I was never really into rhinestones, but I feel you.

For some reason I had a bunch of Old Navy tank tops with rhinestones on them.

I also spend a lot of time at school and work. I work in a research lab that studies neural networks. So if you don’t know what those are, they are algorithms that are meant to pick up certain patterns and images. Specifically for faces, we have these computers that are trying to find faces in images and characterize them. I do the analysis of these things. All those systems that you see where the FBI finds a person that you saw in a video camera, the crappy CCTV gas station footage, those algorithms are not actually that great. They can’t really do what they are portrayed as doing. So I do analysis of that kind of software.
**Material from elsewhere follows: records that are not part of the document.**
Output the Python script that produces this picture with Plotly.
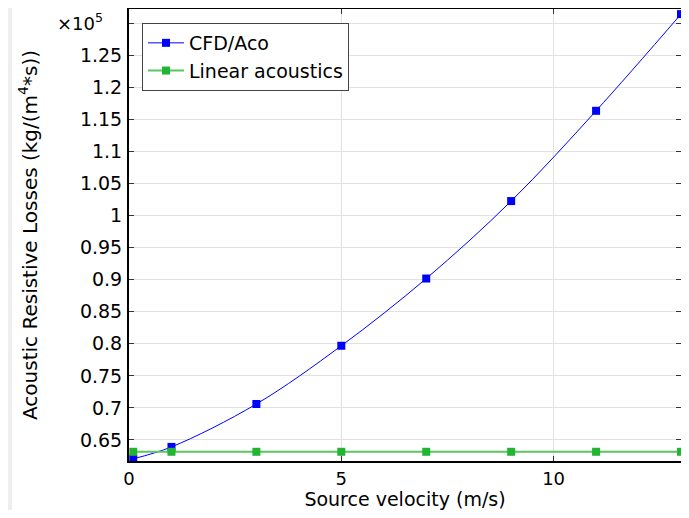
import plotly.graph_objects as go

# source velocity (m/s)
velocity = [0.1, 1, 3, 5, 7, 9, 11, 13]
# acoustic resistive losses, in units of 1e5 kg/(m^4*s)
cfd_aco = [0.6205, 0.639, 0.706, 0.797, 0.902, 1.023, 1.164, 1.315]
linear_acoustics = [0.6314, 0.6314, 0.6314, 0.6314, 0.6314, 0.6314, 0.6314, 0.6314]

# y ticks (the 1.3 tick has no label: the x10^5 factor sits there)
y_tickvals = [0.65, 0.7, 0.75, 0.8, 0.85, 0.9, 0.95, 1.0, 1.05, 1.1, 1.15, 1.2, 1.25, 1.3]
y_ticktext = ["0.65", "0.7", "0.75", "0.8", "0.85", "0.9", "0.95", "1", "1.05",
              "1.1", "1.15", "1.2", "1.25", ""]

FONT = "DejaVu Sans"
FS = 19       # tick labels, legend
FS_TITLE = 20  # axis titles

# the page body adds an 8px margin on every side; keep the figure inside the window
W, H = 673, 502
ML, MR, MT, MB = 121, 0, 1, 49
PW, PH = W - ML - MR, H - MT - MB


def px_x(x):
    """figure pixel -> paper x"""
    return (x - ML) / PW


def px_y(y):
    """figure pixel (from top) -> paper y"""
    return 1 - (y - MT) / PH


fig = go.Figure()

fig.add_trace(go.Scatter(
    x=velocity, y=cfd_aco,
    mode="lines+markers",
    name="CFD/Aco",
    line=dict(color="#0000ff", width=1, shape="spline"),
    marker=dict(symbol="square", size=8, color="#0000ff"),
    cliponaxis=False,
))

fig.add_trace(go.Scatter(
    x=velocity, y=linear_acoustics,
    mode="lines+markers",
    name="Linear acoustics",
    line=dict(color="#5cc460", width=2),
    marker=dict(symbol="square", size=8, color="#22b532"),
    cliponaxis=False,
))

# light grey strip on the left edge of the picture
fig.add_shape(type="rect", xref="paper", yref="paper",
              x0=px_x(0), x1=px_x(4), y0=px_y(H), y1=px_y(0),
              fillcolor="#eeeeee", line_width=0, layer="below")

# legend drop shadow
fig.add_shape(type="rect", xref="paper", yref="paper",
              x0=px_x(137), x1=px_x(341), y0=px_y(83), y1=px_y(18),
              fillcolor="#a0a0a0", line_width=0, layer="above")

fig.add_annotation(
    text="×10<sup>5</sup>", xref="paper", yref="paper",
    x=px_x(72), y=px_y(14), xanchor="center", yanchor="middle",
    showarrow=False, font=dict(family=FONT, size=18, color="black"),
)

axis_common = dict(
    showline=True, linecolor="black", linewidth=2, mirror="ticks",
    ticks="inside", ticklen=5, tickcolor="#333",
    showgrid=True, gridcolor="#e2e2e2", gridwidth=1,
    zeroline=False,
    tickfont=dict(family=FONT, size=FS, color="black"),
)

fig.update_layout(
    width=W, height=H,
    paper_bgcolor="white", plot_bgcolor="white",
    margin=dict(l=ML, r=MR, t=MT, b=MB, autoexpand=False),
    font=dict(family=FONT, size=FS, color="black"),
    xaxis=dict(
        range=[0, 13], dtick=5,
        title=dict(text="Source velocity (m/s)", font=dict(family=FONT, size=19), standoff=6),
        tickfont=dict(family=FONT, size=18, color="black"),
        ticklabelstandoff=0,
        **{k: v for k, v in axis_common.items() if k != "tickfont"},
    ),
    yaxis=dict(
        range=[0.617, 1.323],
        tickmode="array", tickvals=y_tickvals, ticktext=y_ticktext,
        title=dict(text="Acoustic Resistive Losses (kg/(m<sup>4</sup>*s))",
                   font=dict(family=FONT, size=FS_TITLE), standoff=37),
        ticklabelstandoff=1,
        **axis_common,
    ),
    legend=dict(
        x=px_x(134), y=px_y(15), xanchor="left", yanchor="top",
        bgcolor="white", bordercolor="#444", borderwidth=1,
        font=dict(family=FONT, size=FS),
        itemwidth=36,
        tracegroupgap=0,
    ),
)

fig.write_html("out.html")
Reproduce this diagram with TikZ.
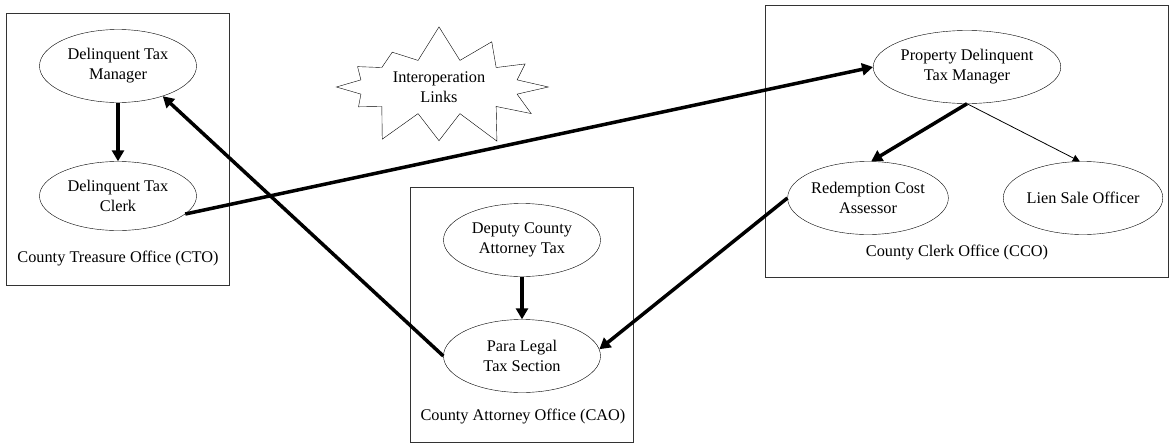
\documentclass[tikz,border=0pt]{standalone}
\usepackage{fontspec}
\setmainfont{Liberation Serif}
\usetikzlibrary{shapes, arrows.meta, positioning}

\begin{document}
\begin{tikzpicture}[x=1pt, y=-1pt,
        role/.style={ellipse, draw, thin, minimum width=157pt, minimum height=73pt, inner sep=0pt, align=center, font=\fontsize{16.3}{20}\selectfont},
        office/.style={rectangle, draw=black!80, thin, inner sep=0pt},
        caption/.style={font=\fontsize{16.3}{20}\selectfont},
        link/.style={-{Triangle[length=11pt, width=12pt]}, line width=3.5pt},
        thinlink/.style={-{Triangle[length=7pt, width=7pt]}, line width=0.8pt}
    ]
    \useasboundingbox (0,0) rectangle (1171,445);

    % Offices
    \node[office, minimum width=223pt, minimum height=272pt] (cto) at (117.5,149) {};
    \node[office, minimum width=223pt, minimum height=255pt] (cao) at (521.5,314.5) {};
    \node[office, minimum width=403pt, minimum height=272pt] (cco) at (966.5,141) {};

    \node[caption] (ctolabel) at (118,259) {County Treasure Office (CTO)};
    \node[caption] (caolabel) at (523,417) {County Attorney Office (CAO)};
    \node[caption] (ccolabel) at (957,253) {County Clerk Office (CCO)};

    % Roles
    \node[role] (dtm) at (118,66) {Delinquent Tax\\Manager};
    \node[role, minimum height=69pt] (dtc) at (118,196) {Delinquent Tax\\Clerk};
    \node[role] (dcat) at (522,240) {Deputy County\\Attorney Tax};
    \node[role] (plts) at (522,356) {Para Legal\\Tax Section};
    \node[role] (pdtm) at (967,67) {Property Delinquent\\Tax Manager};
    \node[role] (rca) at (868,198) {Redemption Cost\\Assessor};
    \node[role] (lso) at (1083,198) {Lien Sale Officer};

    % Legend
    \node[starburst, draw, thin, starburst points=12, starburst point height=36pt,
          random starburst=7, inner xsep=11pt, inner ysep=4pt,
          align=center, font=\fontsize{16.3}{20}\selectfont] (links) at (439,87) {Interoperation\\Links};

    % Arrows inside offices
    \draw[link] (dtm) -- (dtc);
    \draw[link] (dcat) -- (plts);
    \draw[link] (pdtm.south) -- (rca.85);
    \draw[thinlink] (pdtm.south) -- (lso.95);

    % Arrows between offices
    \draw[link] (dtc.-15) -- (pdtm.west);
    \draw[link] (plts.west) -- (dtm.-34);
    \draw[link] (rca.west) -- (plts.5);

\end{tikzpicture}
\end{document}
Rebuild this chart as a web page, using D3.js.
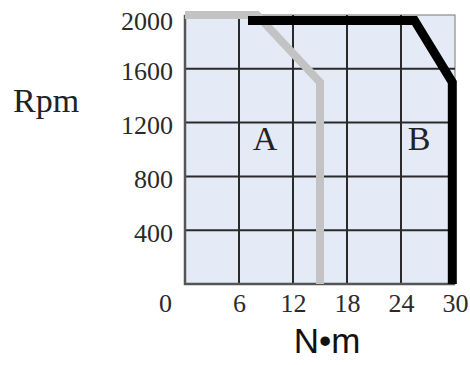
<!DOCTYPE html>
<html><head><meta charset="utf-8">
<script src="https://cdn.jsdelivr.net/npm/d3@7/dist/d3.min.js"></script>
<style>html,body{margin:0;padding:0;background:#fff;}svg{display:block;}</style>
</head><body>
<script>
const xTicks = [0, 6, 12, 18, 24, 30];
const yTicks = [400, 800, 1200, 1600, 2000];
const curveA = [[0, 2000], [8, 2000], [15, 1500], [15, 0]];
const curveB = [[7, 1960], [25.5, 1960], [29.7, 1500], [29.7, 0]];
const regionLabels = [{t: "A", x: 8.9, y: 1000}, {t: "B", x: 26, y: 1000}];

const W = 470, H = 365;
const svg = d3.select("body").append("svg").attr("width", W).attr("height", H);
const x = d3.scaleLinear().domain([0, 30]).range([185, 455]);
const y = d3.scaleLinear().domain([0, 2000]).range([284, 15]);

svg.append("rect").attr("x", x(0)).attr("y", y(2000)).attr("width", x(30) - x(0)).attr("height", y(0) - y(2000))
  .attr("fill", "#e5ebf6").attr("stroke", "#777").attr("stroke-width", 1);

// grid
svg.append("g").selectAll("line").data(xTicks.slice(1, -1)).join("line")
  .attr("x1", d => x(d)).attr("x2", d => x(d)).attr("y1", y(2000)).attr("y2", y(0))
  .attr("stroke", "#2a2a2a").attr("stroke-width", 2);
svg.append("g").selectAll("line").data(yTicks.slice(0, -1)).join("line")
  .attr("y1", d => y(d)).attr("y2", d => y(d)).attr("x1", x(0)).attr("x2", x(30))
  .attr("stroke", "#2a2a2a").attr("stroke-width", 2);
// left & bottom frame
svg.append("path").attr("d", `M${x(0)},${y(2000)}V${y(0)}H${x(30)}`)
  .attr("fill", "none").attr("stroke", "#555").attr("stroke-width", 2.5);

const line = d3.line().x(d => x(d[0])).y(d => y(d[1]));
svg.append("path").datum(curveA).attr("d", line).attr("fill", "none")
  .attr("stroke", "#c3c3c3").attr("stroke-width", 8).attr("stroke-linejoin", "miter");
svg.append("path").datum(curveB).attr("d", line).attr("fill", "none")
  .attr("stroke", "#000").attr("stroke-width", 9).attr("stroke-linejoin", "miter");

// axes labels
const xAxis = d3.axisBottom(x).tickValues(xTicks).tickSize(0).tickPadding(0).tickFormat(d3.format("d"));
const gx = svg.append("g").attr("transform", `translate(0,${y(0)})`).call(xAxis);
gx.select(".domain").remove();
gx.selectAll("text").attr("font-family", "Liberation Serif, serif").attr("font-size", 26)
  .attr("fill", "#2a2a2a").attr("dy", null).attr("y", 28)
  .attr("dx", d => d === 0 ? -20 : 0);

const yAxis = d3.axisLeft(y).tickValues(yTicks).tickSize(0).tickPadding(12).tickFormat(d3.format("d"));
const gy = svg.append("g").attr("transform", `translate(${x(0)},0)`).call(yAxis);
gy.select(".domain").remove();
gy.selectAll("text").attr("font-family", "Liberation Serif, serif").attr("font-size", 26)
  .attr("fill", "#2a2a2a").attr("dy", "0.35em")
  .attr("y", d => d === 2000 ? 5 : 2);

svg.selectAll(".region").data(regionLabels).join("text").attr("class", "region")
  .attr("x", d => x(d.x)).attr("y", d => y(d.y)).attr("text-anchor", "middle")
  .attr("font-family", "Liberation Serif, serif").attr("font-size", 34).attr("fill", "#222")
  .text(d => d.t);

svg.append("text").attr("x", 13).attr("y", 112).attr("font-family", "Liberation Serif, serif")
  .attr("font-size", 34).attr("fill", "#222").text("Rpm");
svg.append("text").attr("x", 327).attr("y", 353).attr("text-anchor", "middle")
  .attr("font-family", "Liberation Sans, Arial, sans-serif").attr("font-size", 35).attr("fill", "#111").text("N•m");
</script>
</body></html>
That’s so cool. I remember 2 years ago when Ivette was telling me about a professor that she admired and wanted the professor to notice her. Now she works for that professor.

Now she’s my boss. She is very inspiring, a very powerful woman who is very smart. She is a very smart person who just wants to do science and get you to do science too, and I just feel very honored to have a boss who is so supportive of undergraduates in research and also is such a good role model for other women.

I have so much fun. I just found out that we’re going to Florida for a conference. I want to keep processing faces.


Ivette didn’t mention but she is the lead singer to a local band, Field Guide. Here’s a link to their bandcamp:


I was thinking about how the University handled your situation, to me it seemed like they were proceeding without your consent. I’m not quite sure how to word this…

I think I get what you’re saying. It felt a little bit like a violation somehow. Like they weren’t being respectful about what had happened to me.

Did it feel that way to you?

Kind of. I knew the reasons behind what they were doing, they didn’t want these things to happen to other people but I don’t think they realized that I hadn’t confronted it myself; that the only exposure and processing I was getting was when I was talking to them legally. Which they just want you to recount it and ask you more questions about very specific details that I don’t remember that well. It was frustrating not being able to answer their questions and also the only thinking that I had to do about it was dissecting the night further and further and not about how I felt about it and how it was affecting me. It was mainly about the facts. And I understand what they were doing  but I wish that I had had a chance to deal with it emotionally before having to dissect it and talk about it a lot. They didn’t really take those measure and I felt like I didn’t want to talk to them after a certain point because I was so frustrated by it.

The reason they were asking me about it in the first place is because they want a statement to use and I didn’t quite feel comfortable making a legal statement about something I don’t really remember with complete clarity. So I didn’t feel comfortable doing that; I didn’t want to keep dragging it on. They got kind of aggressive about wanting a statement over and over again. It got to the point where I had to explain that no matter what I wasn’t going to do it and I’m sorry.

So I chose not to make a legal statement with the police but I did for the University. So they have it on two levels. They have university discipline and police discipline and I chose to not go to the police. At that point they were going to do something either way so I didn’t want to make this a larger problem that would take over months and months of my life.

It seemed like it was beginning to take over because I remember weekly emails or appointments.

Yeah, I was trying to move on with my life and be a normal person.

That is within your right to not come forward if you don’t want to.

Yes. I just get nervous that someone out there is upset that I didn’t come forward because it could have stopped something or that I didn’t come forward and I’m not respecting myself because of that. It’s just a mess because I don’t know what the right decision is and I only knew what was right for me. I understand better for the whole but it was a personal incident and it’s hard to make the right decision.